Task details: Every line that contains the word "this" should be copied.

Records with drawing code
^^^^

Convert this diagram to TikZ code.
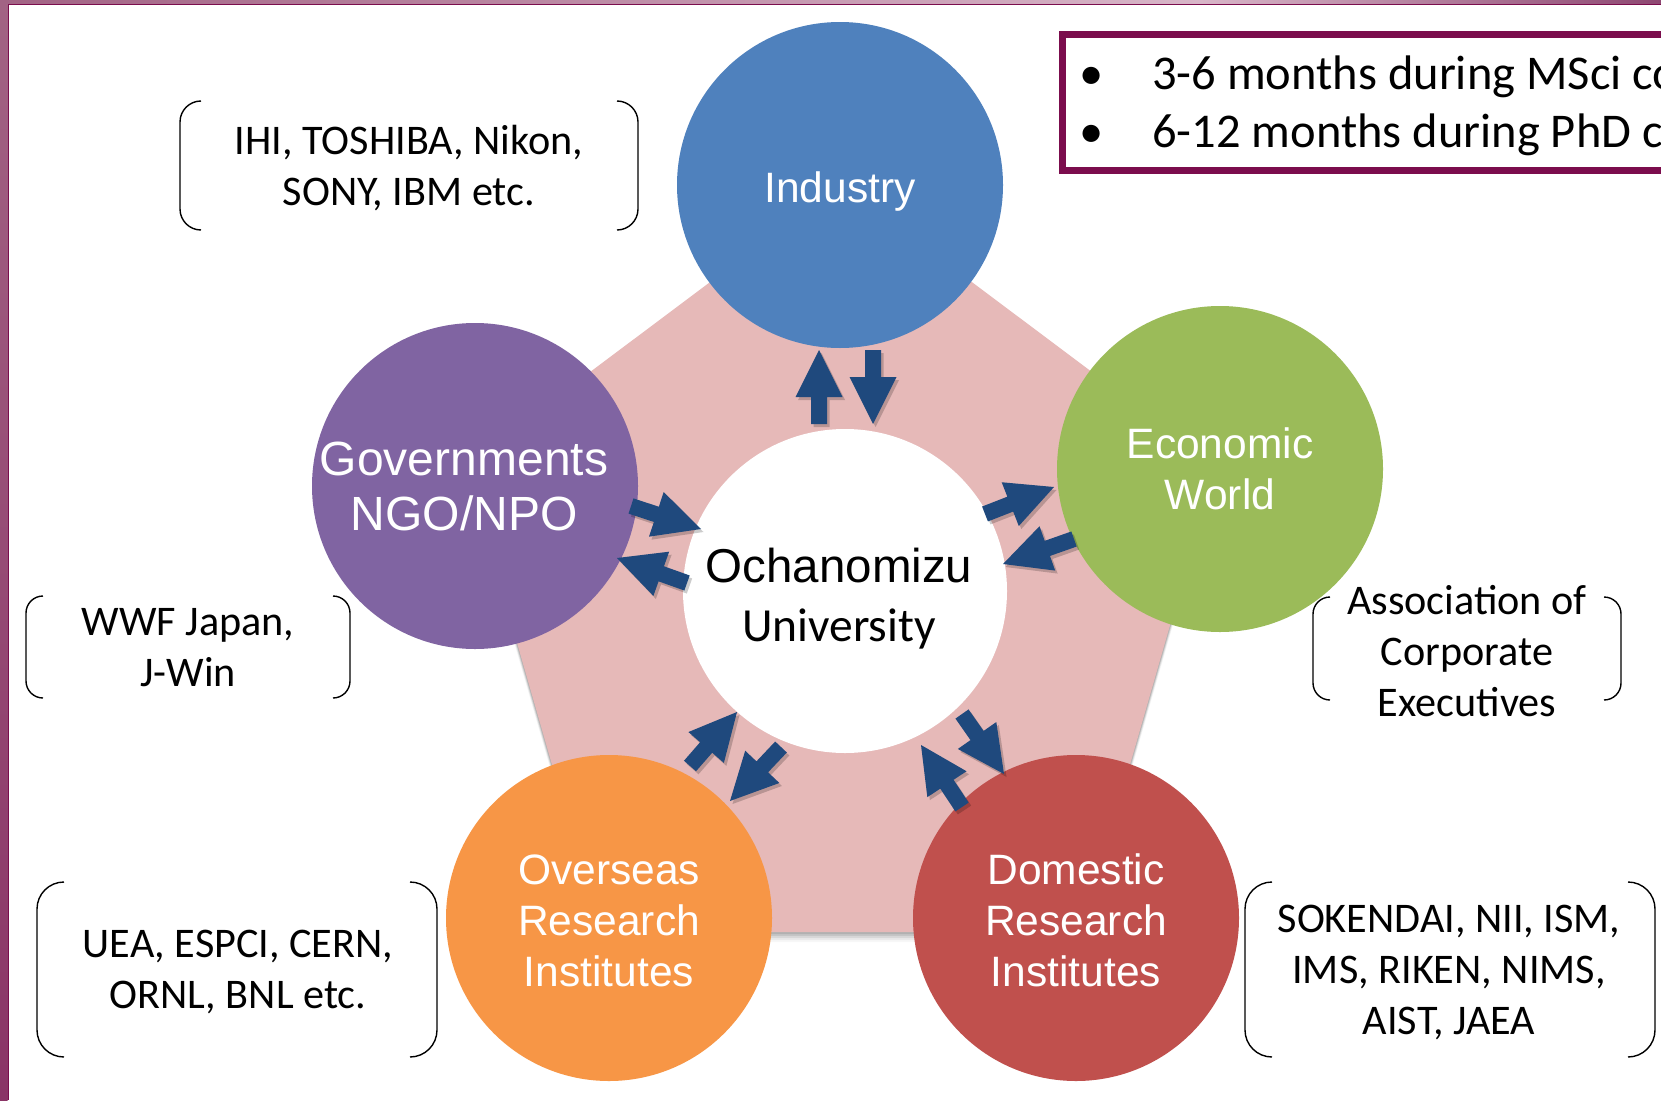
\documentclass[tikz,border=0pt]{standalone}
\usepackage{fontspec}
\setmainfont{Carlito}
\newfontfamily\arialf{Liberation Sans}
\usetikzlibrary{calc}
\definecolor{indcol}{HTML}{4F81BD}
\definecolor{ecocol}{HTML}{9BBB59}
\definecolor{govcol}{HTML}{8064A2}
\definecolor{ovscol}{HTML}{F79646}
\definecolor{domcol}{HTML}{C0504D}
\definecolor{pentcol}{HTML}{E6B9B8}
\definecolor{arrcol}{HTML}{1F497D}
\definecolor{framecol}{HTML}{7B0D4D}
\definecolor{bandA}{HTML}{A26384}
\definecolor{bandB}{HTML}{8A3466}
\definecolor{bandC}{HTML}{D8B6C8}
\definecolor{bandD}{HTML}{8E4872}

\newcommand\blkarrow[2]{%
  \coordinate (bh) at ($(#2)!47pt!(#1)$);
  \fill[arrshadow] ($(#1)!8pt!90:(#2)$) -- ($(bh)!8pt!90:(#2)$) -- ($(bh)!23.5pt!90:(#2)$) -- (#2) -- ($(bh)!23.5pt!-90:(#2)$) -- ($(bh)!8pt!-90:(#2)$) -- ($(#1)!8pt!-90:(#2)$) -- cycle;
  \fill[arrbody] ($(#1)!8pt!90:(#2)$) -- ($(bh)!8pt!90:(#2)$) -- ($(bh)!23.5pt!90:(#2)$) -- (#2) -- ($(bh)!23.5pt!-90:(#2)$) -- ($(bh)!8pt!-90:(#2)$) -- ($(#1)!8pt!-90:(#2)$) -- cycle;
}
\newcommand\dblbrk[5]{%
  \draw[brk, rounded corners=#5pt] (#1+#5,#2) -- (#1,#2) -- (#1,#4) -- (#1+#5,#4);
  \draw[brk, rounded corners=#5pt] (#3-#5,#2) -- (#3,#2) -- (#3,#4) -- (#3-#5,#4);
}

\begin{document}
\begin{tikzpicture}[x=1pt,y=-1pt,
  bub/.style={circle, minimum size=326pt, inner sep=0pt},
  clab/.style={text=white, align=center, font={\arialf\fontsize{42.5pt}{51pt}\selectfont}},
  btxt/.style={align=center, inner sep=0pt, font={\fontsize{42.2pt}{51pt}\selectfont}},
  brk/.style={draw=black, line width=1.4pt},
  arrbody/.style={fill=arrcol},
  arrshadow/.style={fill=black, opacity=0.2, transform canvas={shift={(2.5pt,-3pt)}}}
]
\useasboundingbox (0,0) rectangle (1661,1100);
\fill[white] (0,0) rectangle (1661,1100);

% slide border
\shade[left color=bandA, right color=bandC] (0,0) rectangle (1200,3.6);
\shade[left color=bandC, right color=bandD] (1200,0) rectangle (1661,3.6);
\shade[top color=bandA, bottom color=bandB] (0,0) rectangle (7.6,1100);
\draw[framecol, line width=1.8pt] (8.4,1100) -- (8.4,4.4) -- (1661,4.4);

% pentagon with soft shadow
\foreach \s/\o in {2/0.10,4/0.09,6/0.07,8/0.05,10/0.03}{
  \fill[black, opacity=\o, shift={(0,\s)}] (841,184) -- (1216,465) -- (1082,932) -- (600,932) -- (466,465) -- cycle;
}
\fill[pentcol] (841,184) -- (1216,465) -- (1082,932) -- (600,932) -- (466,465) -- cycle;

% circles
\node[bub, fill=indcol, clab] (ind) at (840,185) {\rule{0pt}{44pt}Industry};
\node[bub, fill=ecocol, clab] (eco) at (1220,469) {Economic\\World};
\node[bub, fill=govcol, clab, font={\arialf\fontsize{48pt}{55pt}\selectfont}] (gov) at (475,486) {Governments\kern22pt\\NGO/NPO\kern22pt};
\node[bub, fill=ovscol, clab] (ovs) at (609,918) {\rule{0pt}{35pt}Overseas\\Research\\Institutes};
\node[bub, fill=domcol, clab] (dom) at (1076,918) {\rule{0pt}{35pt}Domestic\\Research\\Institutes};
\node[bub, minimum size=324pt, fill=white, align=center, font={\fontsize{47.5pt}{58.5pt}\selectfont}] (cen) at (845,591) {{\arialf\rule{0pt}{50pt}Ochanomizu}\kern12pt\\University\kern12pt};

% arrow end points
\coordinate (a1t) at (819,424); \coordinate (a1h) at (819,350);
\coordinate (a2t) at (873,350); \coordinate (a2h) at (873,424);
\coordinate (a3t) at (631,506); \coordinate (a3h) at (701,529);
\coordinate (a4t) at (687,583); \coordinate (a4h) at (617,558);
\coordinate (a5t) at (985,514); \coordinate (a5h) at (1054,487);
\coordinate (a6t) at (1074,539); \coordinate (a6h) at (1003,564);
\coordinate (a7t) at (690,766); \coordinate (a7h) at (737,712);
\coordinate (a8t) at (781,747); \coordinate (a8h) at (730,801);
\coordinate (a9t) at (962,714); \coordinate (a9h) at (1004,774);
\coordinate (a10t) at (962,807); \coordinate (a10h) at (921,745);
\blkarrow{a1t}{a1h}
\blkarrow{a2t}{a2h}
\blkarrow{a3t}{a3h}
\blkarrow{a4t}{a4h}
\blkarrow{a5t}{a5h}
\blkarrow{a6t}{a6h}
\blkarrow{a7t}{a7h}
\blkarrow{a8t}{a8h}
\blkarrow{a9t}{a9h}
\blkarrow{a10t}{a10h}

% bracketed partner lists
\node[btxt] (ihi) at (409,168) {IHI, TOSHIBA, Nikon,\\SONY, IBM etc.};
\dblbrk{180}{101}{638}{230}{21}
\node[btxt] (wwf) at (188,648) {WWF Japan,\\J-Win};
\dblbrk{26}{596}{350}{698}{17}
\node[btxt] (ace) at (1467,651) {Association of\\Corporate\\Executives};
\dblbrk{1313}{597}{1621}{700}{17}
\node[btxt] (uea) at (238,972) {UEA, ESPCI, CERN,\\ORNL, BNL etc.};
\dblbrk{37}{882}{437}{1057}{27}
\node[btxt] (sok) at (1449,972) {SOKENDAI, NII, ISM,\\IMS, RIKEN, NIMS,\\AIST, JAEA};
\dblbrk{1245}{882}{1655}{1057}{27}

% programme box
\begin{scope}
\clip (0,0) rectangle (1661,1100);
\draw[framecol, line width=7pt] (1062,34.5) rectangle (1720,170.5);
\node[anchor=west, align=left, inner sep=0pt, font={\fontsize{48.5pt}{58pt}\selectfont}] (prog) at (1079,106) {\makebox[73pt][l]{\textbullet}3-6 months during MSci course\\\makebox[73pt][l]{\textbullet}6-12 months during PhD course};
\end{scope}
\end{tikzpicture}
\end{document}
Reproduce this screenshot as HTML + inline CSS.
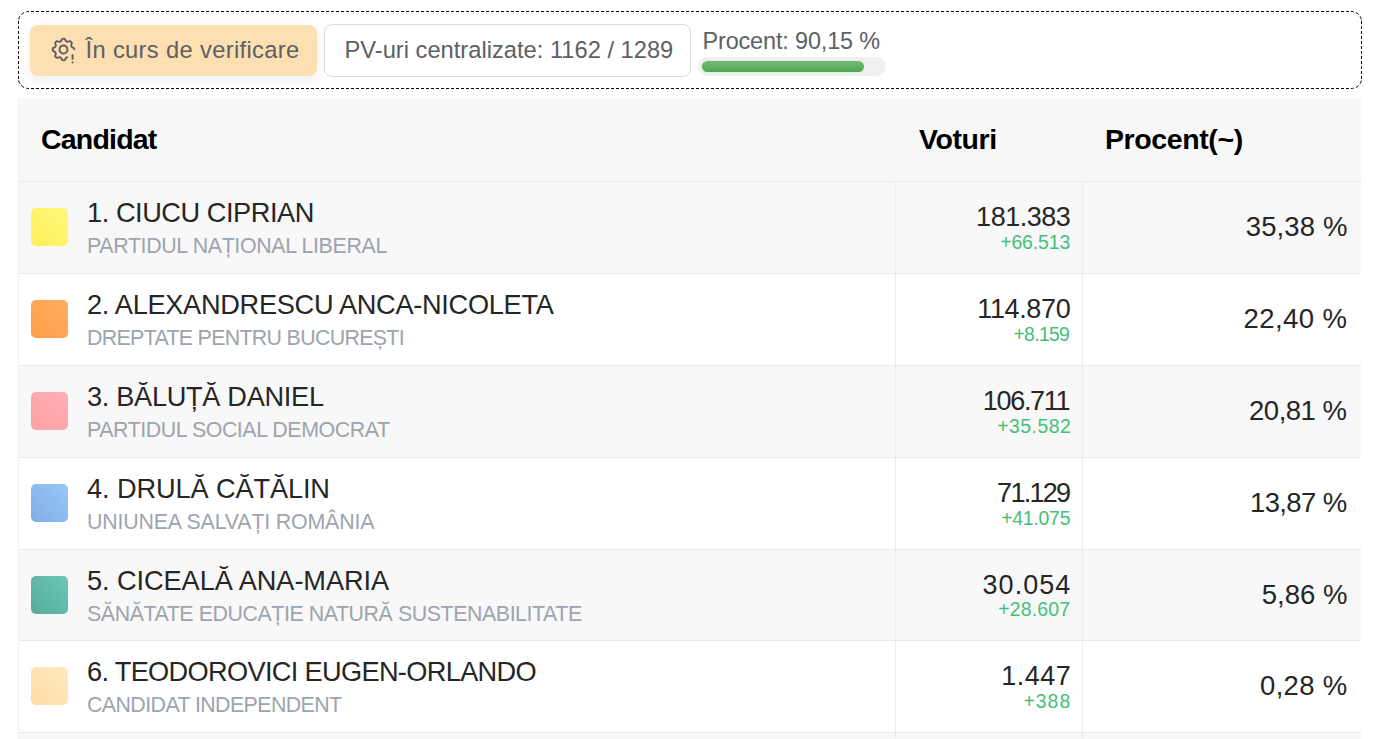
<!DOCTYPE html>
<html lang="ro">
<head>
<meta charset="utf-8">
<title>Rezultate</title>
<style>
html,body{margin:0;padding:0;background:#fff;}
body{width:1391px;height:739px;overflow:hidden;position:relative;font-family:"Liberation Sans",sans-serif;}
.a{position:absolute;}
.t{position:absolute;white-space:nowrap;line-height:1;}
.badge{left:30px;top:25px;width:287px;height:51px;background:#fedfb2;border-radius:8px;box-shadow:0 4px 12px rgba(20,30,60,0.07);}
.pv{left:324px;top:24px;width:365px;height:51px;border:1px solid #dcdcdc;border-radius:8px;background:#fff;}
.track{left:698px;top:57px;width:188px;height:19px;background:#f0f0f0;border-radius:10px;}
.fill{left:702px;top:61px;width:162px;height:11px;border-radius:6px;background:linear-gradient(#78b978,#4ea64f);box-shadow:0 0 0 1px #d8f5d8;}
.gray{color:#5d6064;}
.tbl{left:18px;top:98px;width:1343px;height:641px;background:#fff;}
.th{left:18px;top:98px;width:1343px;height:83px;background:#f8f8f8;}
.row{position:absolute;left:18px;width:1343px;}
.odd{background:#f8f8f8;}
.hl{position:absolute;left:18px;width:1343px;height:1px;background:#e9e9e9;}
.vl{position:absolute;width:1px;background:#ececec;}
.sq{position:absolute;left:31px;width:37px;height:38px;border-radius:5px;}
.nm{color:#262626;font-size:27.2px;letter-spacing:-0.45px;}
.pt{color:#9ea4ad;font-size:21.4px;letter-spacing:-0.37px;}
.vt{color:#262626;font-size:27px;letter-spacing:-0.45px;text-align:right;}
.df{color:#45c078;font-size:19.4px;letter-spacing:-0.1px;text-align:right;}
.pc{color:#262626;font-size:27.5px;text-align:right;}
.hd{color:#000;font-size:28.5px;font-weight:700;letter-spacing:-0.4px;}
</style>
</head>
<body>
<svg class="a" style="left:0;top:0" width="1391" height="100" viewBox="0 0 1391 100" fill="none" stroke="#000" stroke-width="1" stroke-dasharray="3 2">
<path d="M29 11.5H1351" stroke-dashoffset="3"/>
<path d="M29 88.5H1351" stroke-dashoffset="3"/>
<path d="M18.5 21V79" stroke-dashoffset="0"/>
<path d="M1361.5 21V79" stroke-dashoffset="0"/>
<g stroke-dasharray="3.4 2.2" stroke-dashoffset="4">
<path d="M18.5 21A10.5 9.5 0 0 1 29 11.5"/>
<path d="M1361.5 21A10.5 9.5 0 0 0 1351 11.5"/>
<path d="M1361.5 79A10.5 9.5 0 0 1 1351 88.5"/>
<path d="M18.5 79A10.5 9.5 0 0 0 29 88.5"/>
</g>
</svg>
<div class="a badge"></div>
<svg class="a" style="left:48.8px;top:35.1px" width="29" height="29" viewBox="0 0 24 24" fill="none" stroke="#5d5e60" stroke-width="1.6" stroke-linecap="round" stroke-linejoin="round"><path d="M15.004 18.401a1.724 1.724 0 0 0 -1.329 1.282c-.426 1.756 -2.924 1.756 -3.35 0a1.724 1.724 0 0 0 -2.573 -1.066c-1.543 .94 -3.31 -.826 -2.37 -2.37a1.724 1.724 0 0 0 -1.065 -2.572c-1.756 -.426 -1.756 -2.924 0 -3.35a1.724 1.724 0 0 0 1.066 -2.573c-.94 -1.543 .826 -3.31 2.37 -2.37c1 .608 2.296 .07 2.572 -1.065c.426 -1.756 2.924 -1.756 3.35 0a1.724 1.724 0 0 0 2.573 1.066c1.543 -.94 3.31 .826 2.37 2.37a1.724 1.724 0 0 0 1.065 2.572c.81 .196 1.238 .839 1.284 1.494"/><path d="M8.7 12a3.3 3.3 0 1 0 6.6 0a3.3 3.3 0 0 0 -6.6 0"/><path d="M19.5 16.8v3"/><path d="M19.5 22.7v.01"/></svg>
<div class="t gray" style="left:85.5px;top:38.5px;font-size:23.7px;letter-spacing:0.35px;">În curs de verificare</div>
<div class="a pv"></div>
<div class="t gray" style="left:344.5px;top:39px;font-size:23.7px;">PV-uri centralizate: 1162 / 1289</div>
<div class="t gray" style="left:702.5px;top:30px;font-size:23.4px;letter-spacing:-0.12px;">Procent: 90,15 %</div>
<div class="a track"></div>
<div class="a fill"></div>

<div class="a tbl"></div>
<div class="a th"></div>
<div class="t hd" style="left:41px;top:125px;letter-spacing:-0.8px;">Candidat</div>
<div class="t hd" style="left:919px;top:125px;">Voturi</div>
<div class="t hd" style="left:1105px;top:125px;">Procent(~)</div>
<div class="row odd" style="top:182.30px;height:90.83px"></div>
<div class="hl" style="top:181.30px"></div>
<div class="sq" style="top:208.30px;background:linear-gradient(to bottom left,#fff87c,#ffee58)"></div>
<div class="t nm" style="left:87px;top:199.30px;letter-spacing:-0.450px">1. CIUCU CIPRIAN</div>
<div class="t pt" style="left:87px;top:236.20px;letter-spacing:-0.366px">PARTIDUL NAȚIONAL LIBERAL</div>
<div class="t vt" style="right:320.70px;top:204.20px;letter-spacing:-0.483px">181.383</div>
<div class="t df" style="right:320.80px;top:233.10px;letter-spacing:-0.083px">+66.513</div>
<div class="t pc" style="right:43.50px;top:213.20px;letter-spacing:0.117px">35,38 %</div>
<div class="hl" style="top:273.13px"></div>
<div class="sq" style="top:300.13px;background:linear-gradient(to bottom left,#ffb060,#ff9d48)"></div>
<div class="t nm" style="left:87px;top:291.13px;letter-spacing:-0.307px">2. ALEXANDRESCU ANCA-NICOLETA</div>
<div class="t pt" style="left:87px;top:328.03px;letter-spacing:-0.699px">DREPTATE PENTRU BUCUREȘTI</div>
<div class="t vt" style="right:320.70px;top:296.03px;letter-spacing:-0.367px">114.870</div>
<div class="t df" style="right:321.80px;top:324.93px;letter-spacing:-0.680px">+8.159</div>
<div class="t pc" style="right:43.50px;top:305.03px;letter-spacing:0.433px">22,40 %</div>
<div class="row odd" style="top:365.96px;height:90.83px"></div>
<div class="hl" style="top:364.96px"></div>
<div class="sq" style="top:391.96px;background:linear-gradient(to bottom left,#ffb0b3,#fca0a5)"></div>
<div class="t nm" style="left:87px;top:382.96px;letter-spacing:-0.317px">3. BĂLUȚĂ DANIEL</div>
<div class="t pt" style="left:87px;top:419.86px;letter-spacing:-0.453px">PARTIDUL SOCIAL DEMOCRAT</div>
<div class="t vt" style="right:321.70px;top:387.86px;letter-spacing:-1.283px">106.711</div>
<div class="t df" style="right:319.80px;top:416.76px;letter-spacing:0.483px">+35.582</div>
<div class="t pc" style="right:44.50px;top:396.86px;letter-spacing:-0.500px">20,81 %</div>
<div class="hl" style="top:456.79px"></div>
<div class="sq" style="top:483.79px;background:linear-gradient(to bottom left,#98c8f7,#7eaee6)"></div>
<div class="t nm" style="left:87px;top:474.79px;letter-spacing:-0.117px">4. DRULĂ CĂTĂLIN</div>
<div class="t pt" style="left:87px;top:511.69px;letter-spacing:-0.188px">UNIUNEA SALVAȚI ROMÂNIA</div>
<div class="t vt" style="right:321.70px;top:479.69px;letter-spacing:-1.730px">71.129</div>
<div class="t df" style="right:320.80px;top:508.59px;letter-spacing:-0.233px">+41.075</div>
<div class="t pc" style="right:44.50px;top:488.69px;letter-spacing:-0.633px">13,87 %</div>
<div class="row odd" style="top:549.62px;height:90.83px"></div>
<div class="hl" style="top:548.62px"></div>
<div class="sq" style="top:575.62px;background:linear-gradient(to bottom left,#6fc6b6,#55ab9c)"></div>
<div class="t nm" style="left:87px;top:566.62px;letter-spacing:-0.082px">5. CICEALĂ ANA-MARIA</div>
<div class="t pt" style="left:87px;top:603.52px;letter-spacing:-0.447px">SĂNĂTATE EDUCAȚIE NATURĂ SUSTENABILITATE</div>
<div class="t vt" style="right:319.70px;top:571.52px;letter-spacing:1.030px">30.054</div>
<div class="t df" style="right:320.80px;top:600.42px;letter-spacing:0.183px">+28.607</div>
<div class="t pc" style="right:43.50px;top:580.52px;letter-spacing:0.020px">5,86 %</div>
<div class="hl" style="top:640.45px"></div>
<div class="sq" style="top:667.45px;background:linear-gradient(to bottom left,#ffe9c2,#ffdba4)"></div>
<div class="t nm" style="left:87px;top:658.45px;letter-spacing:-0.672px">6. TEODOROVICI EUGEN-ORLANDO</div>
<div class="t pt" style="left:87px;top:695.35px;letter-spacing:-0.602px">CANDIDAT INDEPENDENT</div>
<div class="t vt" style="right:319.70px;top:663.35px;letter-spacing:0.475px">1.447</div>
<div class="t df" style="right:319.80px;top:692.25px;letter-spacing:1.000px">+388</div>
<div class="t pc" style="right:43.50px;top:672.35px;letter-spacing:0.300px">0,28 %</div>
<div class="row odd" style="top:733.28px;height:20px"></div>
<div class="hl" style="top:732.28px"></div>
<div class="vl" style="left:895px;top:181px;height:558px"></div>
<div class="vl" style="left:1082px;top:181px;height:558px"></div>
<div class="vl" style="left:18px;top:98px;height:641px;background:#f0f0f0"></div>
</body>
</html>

^^^^

Answer to the problem:
Convert this diagram to TikZ code.
Reproduce this screenshot as HTML + inline CSS.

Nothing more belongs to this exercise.